## GIVEN EXERCISE
Repeat every record below exactly as it appears.
+++++
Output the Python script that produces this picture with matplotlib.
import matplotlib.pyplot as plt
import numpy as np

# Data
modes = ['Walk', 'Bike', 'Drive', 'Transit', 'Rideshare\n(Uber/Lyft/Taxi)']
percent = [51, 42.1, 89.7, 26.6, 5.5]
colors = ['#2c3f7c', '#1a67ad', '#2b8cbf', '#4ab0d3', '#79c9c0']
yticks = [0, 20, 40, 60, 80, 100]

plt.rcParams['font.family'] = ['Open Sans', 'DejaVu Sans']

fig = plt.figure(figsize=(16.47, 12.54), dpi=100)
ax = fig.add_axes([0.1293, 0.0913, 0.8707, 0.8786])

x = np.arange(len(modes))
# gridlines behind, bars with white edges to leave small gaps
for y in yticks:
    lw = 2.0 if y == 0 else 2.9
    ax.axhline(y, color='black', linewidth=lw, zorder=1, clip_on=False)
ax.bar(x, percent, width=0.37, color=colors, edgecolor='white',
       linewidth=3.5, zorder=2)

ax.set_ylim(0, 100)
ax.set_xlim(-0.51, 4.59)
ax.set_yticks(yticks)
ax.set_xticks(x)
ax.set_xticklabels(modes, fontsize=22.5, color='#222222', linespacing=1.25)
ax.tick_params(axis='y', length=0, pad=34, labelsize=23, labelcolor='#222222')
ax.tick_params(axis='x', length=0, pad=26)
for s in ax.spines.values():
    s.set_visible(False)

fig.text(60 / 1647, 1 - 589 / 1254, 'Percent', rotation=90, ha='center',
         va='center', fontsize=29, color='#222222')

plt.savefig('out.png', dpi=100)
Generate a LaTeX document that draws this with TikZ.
+++++
## RESULT
Output the Python script that produces this picture with matplotlib.
import matplotlib.pyplot as plt
import numpy as np

# Data
modes = ['Walk', 'Bike', 'Drive', 'Transit', 'Rideshare\n(Uber/Lyft/Taxi)']
percent = [51, 42.1, 89.7, 26.6, 5.5]
colors = ['#2c3f7c', '#1a67ad', '#2b8cbf', '#4ab0d3', '#79c9c0']
yticks = [0, 20, 40, 60, 80, 100]

plt.rcParams['font.family'] = ['Open Sans', 'DejaVu Sans']

fig = plt.figure(figsize=(16.47, 12.54), dpi=100)
ax = fig.add_axes([0.1293, 0.0913, 0.8707, 0.8786])

x = np.arange(len(modes))
# gridlines behind, bars with white edges to leave small gaps
for y in yticks:
    lw = 2.0 if y == 0 else 2.9
    ax.axhline(y, color='black', linewidth=lw, zorder=1, clip_on=False)
ax.bar(x, percent, width=0.37, color=colors, edgecolor='white',
       linewidth=3.5, zorder=2)

ax.set_ylim(0, 100)
ax.set_xlim(-0.51, 4.59)
ax.set_yticks(yticks)
ax.set_xticks(x)
ax.set_xticklabels(modes, fontsize=22.5, color='#222222', linespacing=1.25)
ax.tick_params(axis='y', length=0, pad=34, labelsize=23, labelcolor='#222222')
ax.tick_params(axis='x', length=0, pad=26)
for s in ax.spines.values():
    s.set_visible(False)

fig.text(60 / 1647, 1 - 589 / 1254, 'Percent', rotation=90, ha='center',
         va='center', fontsize=29, color='#222222')

plt.savefig('out.png', dpi=100)
Generate a LaTeX document that draws this with TikZ.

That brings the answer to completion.